The Big 12 does not have a title game and instead names its champ based on the regular season. TCU and Baylor finished their seasons with one loss apiece, though the former's came at the hands of the latter. The Big 12 did not take the head-to-head matchup into account and named TCU and Baylor co-champions to try and enhance both teams' favor with the CFP committee.
"You can ask (Iowa State coach) Paul Rhoads," Patterson told the reporters. "We were on the field before the ballgame and he said he hopes if we ended up winning for us to have good luck (with the playoff). I told him, 'Paul, we aren't going to the playoffs.' We were the first team playing on that Saturday. I'm pretty good at gut feelings and I watched all the articles going through the week. I actually thought it was the kiss of death when we got moved to third."
TCU went into the final weekend of play ranked third overall in the CFP's top 25, but fell three places after beating Iowa State.

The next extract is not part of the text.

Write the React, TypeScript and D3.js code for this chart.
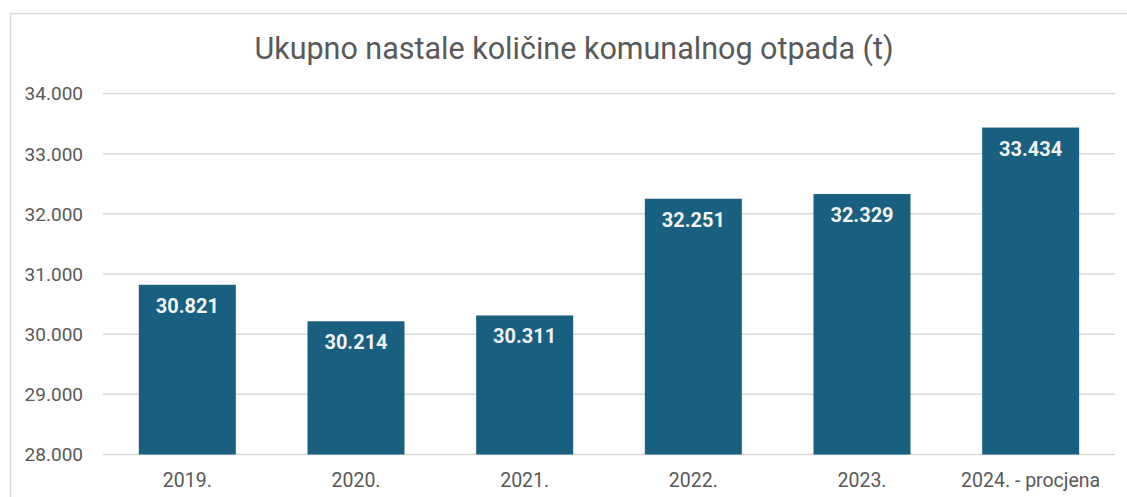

Florida State and Ohio State then each rose one spot to round out the CFP's top four.
"I was told why we had a committee was we were going to take all that stuff out of it; I remember talking about the championship games and they shouldn't have mattered," Patterson said. "Their job was to watch all this film and pick the top four teams no matter where you played and what you did. And then, all of a sudden in the end it got down to they played a championship game and we didn't. That's not what we were told. We were told they would pick the four best teams."